Pictures are not part of the copy. Give again exactly the lines from the one with "Reproduce this chart" to the one with "# Cylinder style", inclusive.
* begin Excerpted records *
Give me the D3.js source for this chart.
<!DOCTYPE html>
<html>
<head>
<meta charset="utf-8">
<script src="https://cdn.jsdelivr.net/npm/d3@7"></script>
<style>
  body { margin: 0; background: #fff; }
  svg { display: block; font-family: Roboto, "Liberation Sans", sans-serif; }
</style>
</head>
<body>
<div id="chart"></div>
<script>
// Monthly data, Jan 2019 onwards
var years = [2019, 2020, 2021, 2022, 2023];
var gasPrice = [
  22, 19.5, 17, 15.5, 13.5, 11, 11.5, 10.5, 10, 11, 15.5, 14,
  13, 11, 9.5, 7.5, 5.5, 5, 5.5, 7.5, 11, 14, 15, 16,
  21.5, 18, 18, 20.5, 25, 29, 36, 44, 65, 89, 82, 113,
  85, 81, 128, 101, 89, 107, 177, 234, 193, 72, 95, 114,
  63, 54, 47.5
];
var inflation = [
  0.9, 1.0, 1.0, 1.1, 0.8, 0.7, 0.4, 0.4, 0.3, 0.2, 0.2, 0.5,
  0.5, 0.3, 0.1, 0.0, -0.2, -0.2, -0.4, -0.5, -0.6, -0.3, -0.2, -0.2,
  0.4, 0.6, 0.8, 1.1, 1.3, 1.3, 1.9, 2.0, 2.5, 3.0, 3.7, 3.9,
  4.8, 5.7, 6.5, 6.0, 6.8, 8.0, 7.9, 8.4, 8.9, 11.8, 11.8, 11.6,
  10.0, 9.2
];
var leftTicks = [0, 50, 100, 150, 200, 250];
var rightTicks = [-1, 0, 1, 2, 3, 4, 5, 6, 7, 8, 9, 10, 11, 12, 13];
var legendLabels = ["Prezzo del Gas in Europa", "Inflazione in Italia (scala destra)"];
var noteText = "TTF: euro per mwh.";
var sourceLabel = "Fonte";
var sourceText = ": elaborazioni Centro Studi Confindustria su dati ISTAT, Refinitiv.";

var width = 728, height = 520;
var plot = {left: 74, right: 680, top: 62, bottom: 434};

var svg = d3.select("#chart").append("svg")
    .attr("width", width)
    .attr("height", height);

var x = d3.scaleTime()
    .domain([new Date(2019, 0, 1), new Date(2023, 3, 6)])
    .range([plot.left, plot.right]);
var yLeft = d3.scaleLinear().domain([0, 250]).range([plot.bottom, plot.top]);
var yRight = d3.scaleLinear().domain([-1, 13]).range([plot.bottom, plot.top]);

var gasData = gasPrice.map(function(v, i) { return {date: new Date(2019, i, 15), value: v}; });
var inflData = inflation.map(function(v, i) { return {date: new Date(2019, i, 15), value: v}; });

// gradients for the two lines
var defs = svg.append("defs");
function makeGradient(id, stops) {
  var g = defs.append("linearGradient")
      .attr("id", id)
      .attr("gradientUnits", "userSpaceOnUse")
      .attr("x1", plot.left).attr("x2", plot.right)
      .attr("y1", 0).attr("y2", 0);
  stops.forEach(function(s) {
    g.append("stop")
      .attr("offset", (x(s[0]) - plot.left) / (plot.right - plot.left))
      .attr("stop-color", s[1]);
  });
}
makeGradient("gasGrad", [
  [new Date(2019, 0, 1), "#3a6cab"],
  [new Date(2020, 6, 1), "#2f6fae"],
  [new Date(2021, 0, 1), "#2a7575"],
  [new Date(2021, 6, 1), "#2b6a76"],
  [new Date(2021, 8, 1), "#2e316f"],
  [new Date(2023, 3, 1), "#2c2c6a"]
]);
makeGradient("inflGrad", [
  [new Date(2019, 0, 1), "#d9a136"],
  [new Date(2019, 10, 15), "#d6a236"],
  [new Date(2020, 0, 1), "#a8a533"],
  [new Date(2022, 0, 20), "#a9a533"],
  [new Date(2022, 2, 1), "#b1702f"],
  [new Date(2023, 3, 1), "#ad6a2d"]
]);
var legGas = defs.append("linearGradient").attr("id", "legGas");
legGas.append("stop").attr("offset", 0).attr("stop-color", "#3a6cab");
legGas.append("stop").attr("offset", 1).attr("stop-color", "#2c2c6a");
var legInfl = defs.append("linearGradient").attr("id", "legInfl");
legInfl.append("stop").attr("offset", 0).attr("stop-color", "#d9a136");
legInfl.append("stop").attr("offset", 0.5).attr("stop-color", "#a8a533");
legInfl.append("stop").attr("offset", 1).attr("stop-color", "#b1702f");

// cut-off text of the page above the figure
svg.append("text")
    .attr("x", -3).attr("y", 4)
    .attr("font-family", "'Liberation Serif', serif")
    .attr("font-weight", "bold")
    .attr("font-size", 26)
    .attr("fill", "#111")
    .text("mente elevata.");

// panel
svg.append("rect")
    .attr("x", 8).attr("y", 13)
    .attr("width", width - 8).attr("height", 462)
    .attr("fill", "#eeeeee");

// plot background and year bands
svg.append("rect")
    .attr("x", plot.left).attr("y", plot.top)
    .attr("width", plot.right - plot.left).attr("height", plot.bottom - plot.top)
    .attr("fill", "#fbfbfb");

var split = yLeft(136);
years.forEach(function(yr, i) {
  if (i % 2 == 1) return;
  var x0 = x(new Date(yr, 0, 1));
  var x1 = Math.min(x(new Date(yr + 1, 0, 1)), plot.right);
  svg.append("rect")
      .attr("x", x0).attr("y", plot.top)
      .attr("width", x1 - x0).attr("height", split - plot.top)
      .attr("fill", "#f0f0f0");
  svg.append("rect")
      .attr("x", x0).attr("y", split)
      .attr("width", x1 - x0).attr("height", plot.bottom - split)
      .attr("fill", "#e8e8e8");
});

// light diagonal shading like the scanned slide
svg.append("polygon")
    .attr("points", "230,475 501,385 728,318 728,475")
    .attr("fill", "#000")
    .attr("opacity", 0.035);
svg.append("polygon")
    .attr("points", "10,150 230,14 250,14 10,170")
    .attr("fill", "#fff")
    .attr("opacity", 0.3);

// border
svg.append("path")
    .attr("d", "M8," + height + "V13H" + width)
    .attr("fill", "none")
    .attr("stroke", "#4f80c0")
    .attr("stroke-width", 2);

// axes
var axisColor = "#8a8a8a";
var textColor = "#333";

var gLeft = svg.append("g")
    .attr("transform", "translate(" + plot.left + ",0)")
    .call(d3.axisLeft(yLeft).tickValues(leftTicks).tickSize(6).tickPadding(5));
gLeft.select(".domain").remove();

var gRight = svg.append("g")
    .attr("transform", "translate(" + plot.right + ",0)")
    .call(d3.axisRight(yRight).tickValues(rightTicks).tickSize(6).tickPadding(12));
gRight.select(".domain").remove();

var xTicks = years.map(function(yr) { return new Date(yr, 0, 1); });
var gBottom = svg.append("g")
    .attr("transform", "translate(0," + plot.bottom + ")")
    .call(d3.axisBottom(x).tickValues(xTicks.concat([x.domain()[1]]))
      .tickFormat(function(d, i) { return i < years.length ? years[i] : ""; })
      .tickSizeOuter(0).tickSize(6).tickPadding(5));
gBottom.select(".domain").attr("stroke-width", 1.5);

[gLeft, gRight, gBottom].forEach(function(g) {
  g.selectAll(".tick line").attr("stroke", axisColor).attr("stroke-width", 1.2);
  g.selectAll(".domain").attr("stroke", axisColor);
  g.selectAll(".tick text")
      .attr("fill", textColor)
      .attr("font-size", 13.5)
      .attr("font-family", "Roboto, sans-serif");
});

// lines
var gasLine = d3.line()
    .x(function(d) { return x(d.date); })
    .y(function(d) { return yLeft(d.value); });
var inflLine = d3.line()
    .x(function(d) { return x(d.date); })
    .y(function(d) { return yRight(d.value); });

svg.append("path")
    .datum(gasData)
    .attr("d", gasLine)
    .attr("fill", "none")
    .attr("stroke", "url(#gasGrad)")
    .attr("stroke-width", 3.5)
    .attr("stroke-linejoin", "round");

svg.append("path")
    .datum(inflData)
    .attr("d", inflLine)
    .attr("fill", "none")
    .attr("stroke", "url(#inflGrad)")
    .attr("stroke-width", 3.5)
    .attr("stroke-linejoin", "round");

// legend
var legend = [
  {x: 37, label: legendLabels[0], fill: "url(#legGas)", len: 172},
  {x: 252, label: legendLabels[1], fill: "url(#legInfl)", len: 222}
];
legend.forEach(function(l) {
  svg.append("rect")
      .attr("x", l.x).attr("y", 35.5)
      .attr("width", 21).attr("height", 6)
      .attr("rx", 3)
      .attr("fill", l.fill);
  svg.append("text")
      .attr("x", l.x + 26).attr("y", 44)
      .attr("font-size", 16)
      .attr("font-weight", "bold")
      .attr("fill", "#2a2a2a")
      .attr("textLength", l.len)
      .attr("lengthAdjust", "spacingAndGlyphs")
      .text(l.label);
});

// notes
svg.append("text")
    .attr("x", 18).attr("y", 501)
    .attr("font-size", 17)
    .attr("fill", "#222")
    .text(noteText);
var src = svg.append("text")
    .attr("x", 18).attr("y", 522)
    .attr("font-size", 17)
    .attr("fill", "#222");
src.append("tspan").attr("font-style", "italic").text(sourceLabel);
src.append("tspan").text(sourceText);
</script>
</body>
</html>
* end Excerpted records *
* begin Excerpted records *
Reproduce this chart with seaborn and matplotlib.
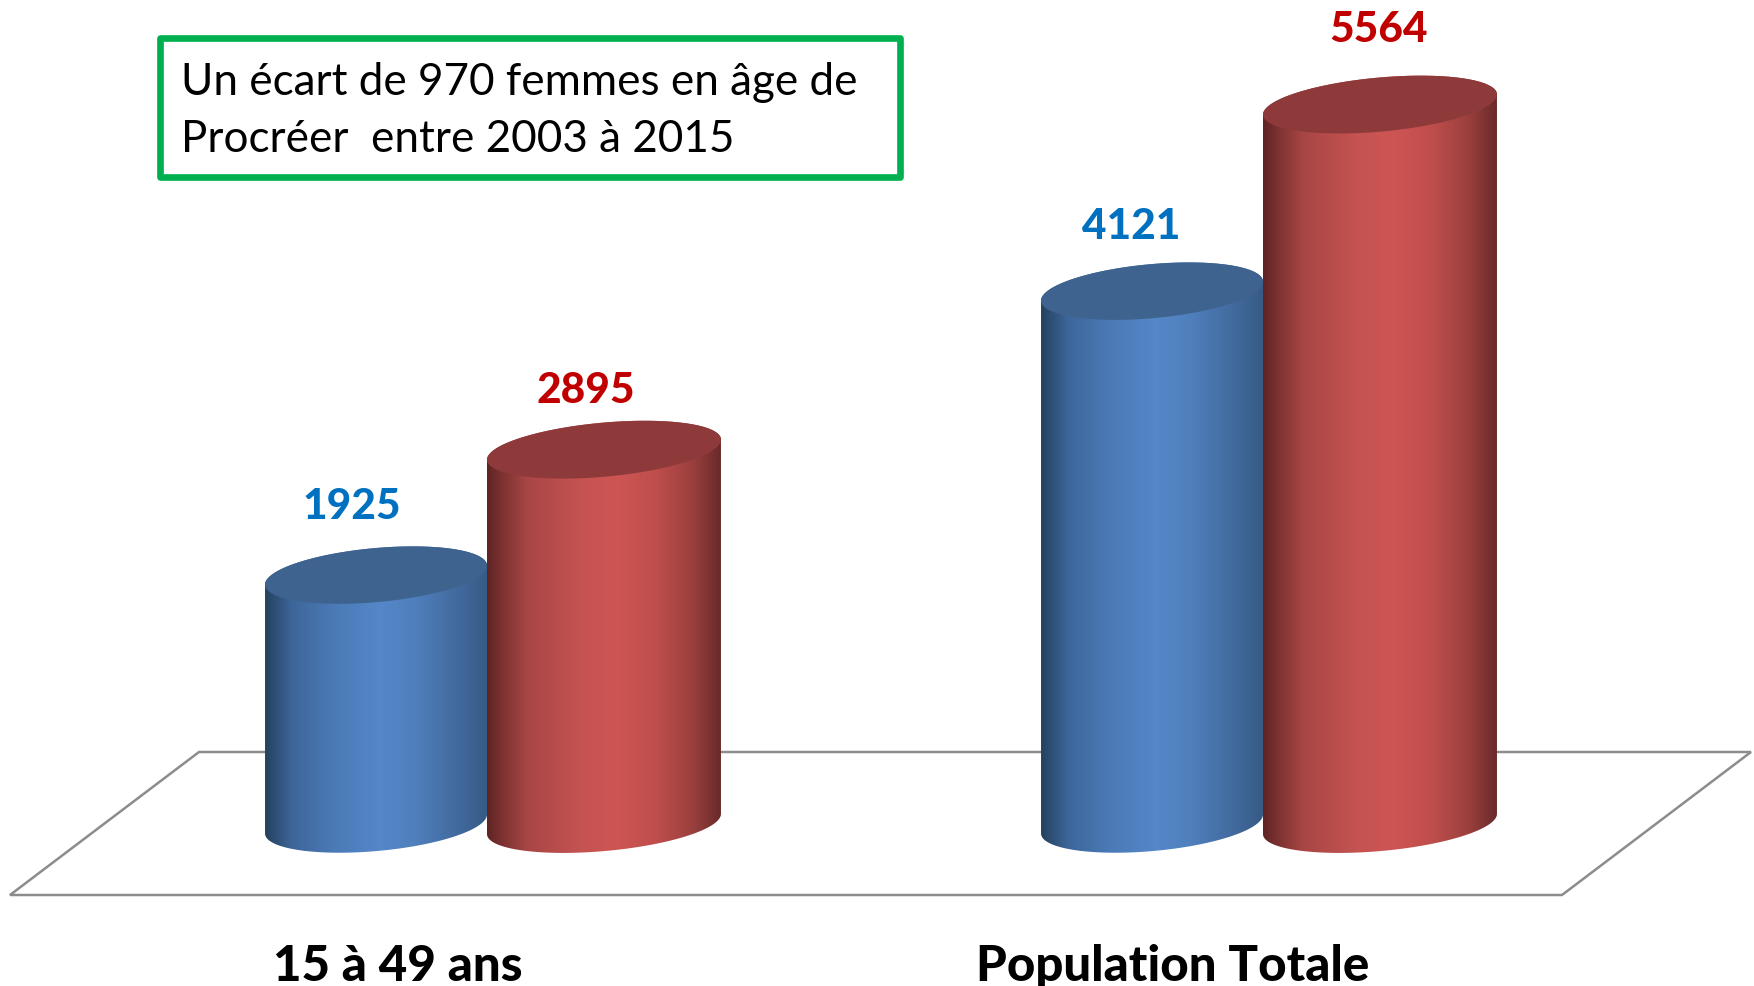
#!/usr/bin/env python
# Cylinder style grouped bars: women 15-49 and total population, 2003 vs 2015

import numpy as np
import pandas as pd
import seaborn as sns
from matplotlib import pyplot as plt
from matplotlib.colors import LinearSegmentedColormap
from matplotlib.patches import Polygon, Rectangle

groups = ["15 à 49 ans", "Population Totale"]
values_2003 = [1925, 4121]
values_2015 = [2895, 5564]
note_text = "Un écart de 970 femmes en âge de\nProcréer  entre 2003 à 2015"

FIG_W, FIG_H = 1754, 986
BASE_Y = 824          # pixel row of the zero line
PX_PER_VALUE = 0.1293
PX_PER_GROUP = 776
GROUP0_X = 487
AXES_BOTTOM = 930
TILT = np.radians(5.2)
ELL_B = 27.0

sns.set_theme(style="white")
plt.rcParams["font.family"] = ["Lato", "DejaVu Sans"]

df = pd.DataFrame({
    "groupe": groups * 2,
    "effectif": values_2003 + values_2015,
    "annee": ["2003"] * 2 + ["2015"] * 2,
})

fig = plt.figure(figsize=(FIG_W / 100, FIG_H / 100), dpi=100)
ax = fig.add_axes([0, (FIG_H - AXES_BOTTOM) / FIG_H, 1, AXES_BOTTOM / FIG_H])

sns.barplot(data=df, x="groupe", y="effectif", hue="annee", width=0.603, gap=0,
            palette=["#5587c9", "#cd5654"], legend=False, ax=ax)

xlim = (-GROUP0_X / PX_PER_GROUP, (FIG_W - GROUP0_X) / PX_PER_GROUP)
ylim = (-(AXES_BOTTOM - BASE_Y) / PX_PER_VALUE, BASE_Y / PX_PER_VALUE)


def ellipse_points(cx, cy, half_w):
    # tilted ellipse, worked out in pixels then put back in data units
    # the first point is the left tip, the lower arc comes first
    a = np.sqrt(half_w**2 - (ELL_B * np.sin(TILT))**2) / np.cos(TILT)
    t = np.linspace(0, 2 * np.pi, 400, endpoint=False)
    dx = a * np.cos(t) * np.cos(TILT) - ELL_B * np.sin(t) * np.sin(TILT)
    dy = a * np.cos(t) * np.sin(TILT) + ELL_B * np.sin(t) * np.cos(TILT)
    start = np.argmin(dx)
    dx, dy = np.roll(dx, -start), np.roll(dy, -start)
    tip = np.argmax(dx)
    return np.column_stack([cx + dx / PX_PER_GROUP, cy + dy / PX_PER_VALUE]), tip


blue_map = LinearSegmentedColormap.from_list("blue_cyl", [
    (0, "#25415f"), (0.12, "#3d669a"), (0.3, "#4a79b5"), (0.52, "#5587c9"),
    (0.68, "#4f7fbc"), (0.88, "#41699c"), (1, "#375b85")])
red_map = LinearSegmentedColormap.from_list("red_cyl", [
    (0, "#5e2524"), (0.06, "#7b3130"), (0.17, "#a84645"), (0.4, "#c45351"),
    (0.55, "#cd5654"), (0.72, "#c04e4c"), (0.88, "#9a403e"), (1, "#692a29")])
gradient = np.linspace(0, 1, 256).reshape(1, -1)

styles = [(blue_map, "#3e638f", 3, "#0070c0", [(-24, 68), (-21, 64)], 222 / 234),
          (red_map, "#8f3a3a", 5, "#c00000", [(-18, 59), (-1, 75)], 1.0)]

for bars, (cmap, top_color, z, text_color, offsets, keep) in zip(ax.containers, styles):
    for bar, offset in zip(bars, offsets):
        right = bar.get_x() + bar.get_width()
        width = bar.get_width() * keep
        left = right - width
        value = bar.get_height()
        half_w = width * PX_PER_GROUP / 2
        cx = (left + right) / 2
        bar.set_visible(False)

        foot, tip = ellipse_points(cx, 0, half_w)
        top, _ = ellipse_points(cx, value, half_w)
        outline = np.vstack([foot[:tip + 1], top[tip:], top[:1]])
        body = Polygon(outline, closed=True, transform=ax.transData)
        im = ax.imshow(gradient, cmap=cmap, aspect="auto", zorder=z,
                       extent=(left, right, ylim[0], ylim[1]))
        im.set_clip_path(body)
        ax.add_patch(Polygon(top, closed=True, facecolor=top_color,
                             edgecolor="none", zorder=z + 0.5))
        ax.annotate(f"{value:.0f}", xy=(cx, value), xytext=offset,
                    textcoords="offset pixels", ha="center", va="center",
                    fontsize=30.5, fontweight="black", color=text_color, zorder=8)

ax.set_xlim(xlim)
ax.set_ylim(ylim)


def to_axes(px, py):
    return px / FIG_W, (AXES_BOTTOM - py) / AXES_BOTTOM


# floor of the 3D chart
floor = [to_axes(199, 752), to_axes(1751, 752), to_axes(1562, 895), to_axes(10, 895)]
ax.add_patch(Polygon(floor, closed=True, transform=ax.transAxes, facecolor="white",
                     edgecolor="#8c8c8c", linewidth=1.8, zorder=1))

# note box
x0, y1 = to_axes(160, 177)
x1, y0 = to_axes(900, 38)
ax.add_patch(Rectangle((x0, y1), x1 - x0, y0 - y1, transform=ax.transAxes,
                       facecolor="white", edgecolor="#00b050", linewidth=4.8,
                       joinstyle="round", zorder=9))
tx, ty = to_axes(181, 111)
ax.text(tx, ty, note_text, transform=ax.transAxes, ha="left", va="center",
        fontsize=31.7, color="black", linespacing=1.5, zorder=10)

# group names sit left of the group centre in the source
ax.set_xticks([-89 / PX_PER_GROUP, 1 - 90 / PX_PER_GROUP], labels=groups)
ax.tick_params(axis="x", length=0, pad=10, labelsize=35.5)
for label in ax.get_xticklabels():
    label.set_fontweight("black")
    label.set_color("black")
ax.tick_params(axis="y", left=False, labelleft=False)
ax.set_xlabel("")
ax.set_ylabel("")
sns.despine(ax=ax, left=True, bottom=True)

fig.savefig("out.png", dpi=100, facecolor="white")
* end Excerpted records *
Answer to the task:
Reproduce this chart with seaborn and matplotlib.
#!/usr/bin/env python
# Cylinder style grouped bars: women 15-49 and total population, 2003 vs 2015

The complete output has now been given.